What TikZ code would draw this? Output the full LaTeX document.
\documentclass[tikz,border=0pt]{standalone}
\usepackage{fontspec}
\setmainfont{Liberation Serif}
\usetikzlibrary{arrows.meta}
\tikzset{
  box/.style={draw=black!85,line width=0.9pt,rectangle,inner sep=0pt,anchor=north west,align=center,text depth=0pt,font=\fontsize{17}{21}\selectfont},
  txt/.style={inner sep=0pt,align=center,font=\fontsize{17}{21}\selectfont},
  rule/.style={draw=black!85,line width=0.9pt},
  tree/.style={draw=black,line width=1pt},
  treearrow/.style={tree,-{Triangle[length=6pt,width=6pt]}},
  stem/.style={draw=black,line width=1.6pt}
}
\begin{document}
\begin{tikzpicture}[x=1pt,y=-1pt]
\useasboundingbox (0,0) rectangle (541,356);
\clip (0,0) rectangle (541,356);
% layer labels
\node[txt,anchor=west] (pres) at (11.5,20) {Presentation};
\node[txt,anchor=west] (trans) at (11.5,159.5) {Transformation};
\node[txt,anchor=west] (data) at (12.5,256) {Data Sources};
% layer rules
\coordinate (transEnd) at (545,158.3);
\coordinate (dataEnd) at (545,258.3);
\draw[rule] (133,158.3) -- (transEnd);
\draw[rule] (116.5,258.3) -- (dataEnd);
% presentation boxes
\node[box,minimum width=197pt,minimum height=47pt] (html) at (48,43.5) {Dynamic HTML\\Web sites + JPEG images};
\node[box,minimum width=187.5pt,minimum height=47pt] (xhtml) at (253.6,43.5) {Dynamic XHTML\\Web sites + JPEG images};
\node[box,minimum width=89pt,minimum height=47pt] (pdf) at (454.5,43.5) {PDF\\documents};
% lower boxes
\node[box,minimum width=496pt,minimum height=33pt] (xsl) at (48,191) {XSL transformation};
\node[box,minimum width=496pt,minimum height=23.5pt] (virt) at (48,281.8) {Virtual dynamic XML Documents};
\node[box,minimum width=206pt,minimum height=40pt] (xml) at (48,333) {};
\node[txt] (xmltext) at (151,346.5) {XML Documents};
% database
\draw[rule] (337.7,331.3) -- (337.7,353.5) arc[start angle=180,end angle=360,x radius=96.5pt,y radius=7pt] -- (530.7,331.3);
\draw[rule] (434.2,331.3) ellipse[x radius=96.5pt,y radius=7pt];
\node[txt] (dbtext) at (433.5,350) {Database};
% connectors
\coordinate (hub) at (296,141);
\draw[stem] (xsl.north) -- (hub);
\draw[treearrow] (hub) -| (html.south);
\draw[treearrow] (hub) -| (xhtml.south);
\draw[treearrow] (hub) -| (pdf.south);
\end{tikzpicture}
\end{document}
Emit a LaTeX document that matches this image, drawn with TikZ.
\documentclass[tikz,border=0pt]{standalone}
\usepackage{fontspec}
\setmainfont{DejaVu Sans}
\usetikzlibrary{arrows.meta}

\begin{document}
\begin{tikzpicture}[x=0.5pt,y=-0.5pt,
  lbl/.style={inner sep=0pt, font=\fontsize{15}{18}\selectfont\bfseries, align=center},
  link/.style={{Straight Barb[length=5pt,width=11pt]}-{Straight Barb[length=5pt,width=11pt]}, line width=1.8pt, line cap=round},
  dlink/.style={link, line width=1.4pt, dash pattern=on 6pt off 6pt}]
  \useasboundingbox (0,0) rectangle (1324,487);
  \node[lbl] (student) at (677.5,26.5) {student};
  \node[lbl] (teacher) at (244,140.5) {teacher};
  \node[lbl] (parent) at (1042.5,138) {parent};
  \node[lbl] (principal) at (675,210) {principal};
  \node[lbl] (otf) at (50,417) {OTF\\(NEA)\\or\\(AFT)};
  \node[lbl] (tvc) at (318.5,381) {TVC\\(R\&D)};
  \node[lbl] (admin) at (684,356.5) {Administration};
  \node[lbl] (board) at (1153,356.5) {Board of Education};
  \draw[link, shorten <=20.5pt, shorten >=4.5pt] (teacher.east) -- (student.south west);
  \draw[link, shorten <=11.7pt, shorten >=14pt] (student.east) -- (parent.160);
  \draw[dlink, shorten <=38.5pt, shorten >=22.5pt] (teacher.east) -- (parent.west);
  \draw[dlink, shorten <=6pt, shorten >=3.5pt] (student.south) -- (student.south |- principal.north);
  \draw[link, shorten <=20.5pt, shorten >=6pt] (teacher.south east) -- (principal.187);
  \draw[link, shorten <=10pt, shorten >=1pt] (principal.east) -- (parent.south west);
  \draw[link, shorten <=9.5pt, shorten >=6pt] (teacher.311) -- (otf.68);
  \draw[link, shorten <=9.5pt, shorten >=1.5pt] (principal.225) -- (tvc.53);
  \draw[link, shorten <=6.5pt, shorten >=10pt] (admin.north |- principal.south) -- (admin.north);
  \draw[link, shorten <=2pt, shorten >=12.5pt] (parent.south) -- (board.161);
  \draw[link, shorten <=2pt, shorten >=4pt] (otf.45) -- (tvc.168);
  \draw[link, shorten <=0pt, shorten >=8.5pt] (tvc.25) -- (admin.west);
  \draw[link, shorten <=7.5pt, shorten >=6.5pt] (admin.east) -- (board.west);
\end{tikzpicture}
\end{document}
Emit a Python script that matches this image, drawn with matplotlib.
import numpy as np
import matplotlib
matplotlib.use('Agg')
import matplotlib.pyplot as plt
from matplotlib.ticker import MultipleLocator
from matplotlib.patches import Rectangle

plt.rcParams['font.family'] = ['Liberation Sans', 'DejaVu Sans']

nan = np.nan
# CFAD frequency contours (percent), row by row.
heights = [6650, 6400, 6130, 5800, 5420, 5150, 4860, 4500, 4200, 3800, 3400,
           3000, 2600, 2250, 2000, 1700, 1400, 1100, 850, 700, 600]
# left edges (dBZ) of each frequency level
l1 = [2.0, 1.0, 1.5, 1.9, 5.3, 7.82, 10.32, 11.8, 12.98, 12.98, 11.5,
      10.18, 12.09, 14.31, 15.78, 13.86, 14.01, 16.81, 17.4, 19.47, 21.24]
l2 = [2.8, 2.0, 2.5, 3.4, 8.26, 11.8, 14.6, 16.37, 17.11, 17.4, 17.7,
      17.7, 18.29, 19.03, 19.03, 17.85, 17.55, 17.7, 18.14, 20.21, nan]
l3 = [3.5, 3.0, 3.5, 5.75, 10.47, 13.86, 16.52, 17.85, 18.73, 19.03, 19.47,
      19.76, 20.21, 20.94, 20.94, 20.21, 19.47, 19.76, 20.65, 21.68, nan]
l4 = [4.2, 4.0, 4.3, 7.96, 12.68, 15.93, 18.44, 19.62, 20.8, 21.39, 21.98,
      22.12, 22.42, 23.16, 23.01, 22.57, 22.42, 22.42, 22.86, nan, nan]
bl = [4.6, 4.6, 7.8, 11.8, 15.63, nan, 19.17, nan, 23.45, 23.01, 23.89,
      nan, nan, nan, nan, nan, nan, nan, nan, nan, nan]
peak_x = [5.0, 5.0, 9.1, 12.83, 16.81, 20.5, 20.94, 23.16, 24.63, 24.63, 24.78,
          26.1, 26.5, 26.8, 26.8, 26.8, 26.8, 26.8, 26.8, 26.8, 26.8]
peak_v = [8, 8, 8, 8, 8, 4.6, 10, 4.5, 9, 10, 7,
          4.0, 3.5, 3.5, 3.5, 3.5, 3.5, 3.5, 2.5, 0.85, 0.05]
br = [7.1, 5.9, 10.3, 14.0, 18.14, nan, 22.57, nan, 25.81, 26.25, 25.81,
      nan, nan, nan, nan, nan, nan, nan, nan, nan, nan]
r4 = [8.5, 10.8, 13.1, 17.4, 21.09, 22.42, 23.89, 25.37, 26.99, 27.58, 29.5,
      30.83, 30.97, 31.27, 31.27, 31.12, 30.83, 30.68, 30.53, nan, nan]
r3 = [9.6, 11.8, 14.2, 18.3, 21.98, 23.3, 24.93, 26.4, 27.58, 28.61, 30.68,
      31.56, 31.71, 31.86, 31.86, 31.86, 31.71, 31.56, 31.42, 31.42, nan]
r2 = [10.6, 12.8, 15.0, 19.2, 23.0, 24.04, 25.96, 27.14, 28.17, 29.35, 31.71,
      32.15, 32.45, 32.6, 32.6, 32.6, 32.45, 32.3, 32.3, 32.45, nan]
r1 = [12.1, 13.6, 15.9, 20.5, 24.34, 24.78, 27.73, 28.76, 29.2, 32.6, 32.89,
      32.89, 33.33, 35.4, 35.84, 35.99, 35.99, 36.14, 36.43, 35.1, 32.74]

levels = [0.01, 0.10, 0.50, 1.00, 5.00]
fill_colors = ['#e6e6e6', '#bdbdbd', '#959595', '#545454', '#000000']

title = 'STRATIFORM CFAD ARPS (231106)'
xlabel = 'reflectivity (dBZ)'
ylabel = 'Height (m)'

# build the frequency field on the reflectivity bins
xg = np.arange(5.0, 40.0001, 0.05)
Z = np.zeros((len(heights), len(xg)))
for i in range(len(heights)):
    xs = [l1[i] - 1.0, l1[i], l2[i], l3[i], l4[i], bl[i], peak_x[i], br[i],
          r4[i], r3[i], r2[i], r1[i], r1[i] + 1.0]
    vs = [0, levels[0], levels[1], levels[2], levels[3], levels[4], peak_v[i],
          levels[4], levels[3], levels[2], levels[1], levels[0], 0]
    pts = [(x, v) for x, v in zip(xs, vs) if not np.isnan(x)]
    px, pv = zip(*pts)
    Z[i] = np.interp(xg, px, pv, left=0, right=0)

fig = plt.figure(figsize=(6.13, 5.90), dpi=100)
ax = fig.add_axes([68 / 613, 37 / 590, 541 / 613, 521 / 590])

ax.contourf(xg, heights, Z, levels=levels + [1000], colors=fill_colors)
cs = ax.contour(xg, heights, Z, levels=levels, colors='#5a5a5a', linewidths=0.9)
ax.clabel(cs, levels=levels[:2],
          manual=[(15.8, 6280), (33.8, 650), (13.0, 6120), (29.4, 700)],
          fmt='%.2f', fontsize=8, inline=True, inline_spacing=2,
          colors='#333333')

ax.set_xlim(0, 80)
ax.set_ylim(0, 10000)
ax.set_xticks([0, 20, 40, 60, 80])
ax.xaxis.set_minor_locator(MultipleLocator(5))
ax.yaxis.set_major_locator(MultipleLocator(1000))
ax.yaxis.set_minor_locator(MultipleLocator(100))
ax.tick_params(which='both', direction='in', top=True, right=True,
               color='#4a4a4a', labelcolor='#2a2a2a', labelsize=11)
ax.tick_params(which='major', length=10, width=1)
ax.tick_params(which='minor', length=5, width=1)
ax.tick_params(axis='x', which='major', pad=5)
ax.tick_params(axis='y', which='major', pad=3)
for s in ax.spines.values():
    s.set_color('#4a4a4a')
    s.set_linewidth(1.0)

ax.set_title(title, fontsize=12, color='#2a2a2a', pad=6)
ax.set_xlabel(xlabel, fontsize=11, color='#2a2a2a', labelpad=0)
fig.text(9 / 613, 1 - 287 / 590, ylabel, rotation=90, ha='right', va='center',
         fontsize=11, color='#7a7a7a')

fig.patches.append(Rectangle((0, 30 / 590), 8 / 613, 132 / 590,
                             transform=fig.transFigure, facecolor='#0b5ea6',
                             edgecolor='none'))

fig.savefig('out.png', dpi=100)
-=-=-
▶ The task:
Return the lines from the line with "Emit a Python" through the line with "plt.rcParams['font.family'] = ['Liberation", inclusive, exactly as they stand, and nothing else.

▶ Exercise result:
Emit a Python script that matches this image, drawn with matplotlib.
import numpy as np
import matplotlib
matplotlib.use('Agg')
import matplotlib.pyplot as plt
from matplotlib.ticker import MultipleLocator
from matplotlib.patches import Rectangle

plt.rcParams['font.family'] = ['Liberation Sans', 'DejaVu Sans']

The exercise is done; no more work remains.